Rationalisation du processus judiciaire

Le Tribunal a pour mandat de traiter les instances sans formalisme et avec célérité dans la mesure où les circonstances et l’équité le permettent. Le Tribunal, le Bureau et le Barreau devraient continuer à explorer de nouvelles manières de rationaliser le processus judiciaire en 2017.

En mars 2016, la médiation a été utilisée pour la première fois dans le contexte d’une audition pour la contestation, devant le Tribunal, par le commissaire, de l’acquisition de l’entreprise de stations-service de Pioneer par Parkland. Le processus de médiation a abouti à un règlement entre les parties sous forme d’entente par voie de consentement avant le procès. (Pour obtenir d’autres détails concernant le recours à la médiation, veuillez lire notre article sur l’affaire Parkland.) En juin 2016, le Tribunal a publié des instructions relatives à la pratique exposant la marche à suivre pour demander une médiation, choisir un médiateur, définir le cadre de la médiation et exécuter le processus de médiation. En décembre 2016, le Bureau de la concurrence a conclu une entente avec Moose Knuckles relativement à un recours portant sur certaines pratiques commerciales, également par voie de médiation.
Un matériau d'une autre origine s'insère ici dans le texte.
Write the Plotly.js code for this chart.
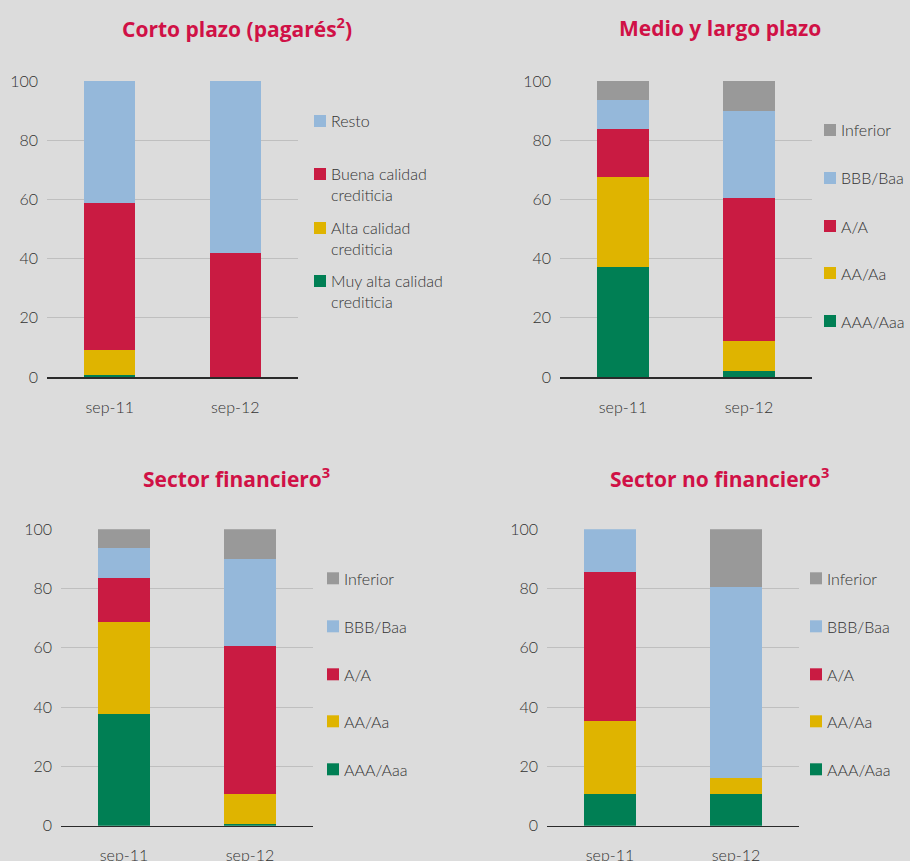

La médiation du recours pour abus de position dominante intenté contre l’AAV est prévue pour la fin de juillet 2017, et le Tribunal encourage les parties à tenter la médiation dans tous les cas.

Litiges en matière de fusionnements

Il existe une opinion de plus en plus répandue chez les membres du Barreau et dans le milieu des affaires selon laquelle le processus d’examen des projets de fusionnement par le Bureau est de plus en plus long, de plus en plus lourd et de moins en moins prévisible, ce qui explique peut-être pourquoi de plus en plus de cas soumis pour examen finissent en litiges. Les statistiques publiques du Bureau confirment cette impression : la durée moyenne des examens complexes et le nombre de demandes de renseignements supplémentaires sont en hausse depuis quelques années, alors que le pourcentage d’examens complexes dans le cadre desquels le Bureau a respecté ses normes de service est en baisse. En même temps, la frustration augmente concernant le manque de transparence et de responsabilité à l’égard de l’allongement du processus d’examen du Bureau et le sentiment de plus en plus marqué que les résultats négociés, tels que les ententes par voie de consentement, sont de plus en plus coûteux, complexes et rigides.

Bien que les délais actuels puissent rendre peu pratique le recours à un processus judiciaire complet sur le fond dans certains contextes, la perte d’intérêt pour les solutions de rechange et la rationalisation du processus judiciaire pourraient inciter les parties à des fusionnements complexes à chercher des solutions du côté du Tribunal, y compris le recours à la médiation, plutôt que de se soumettre à un processus d’examen déjà long.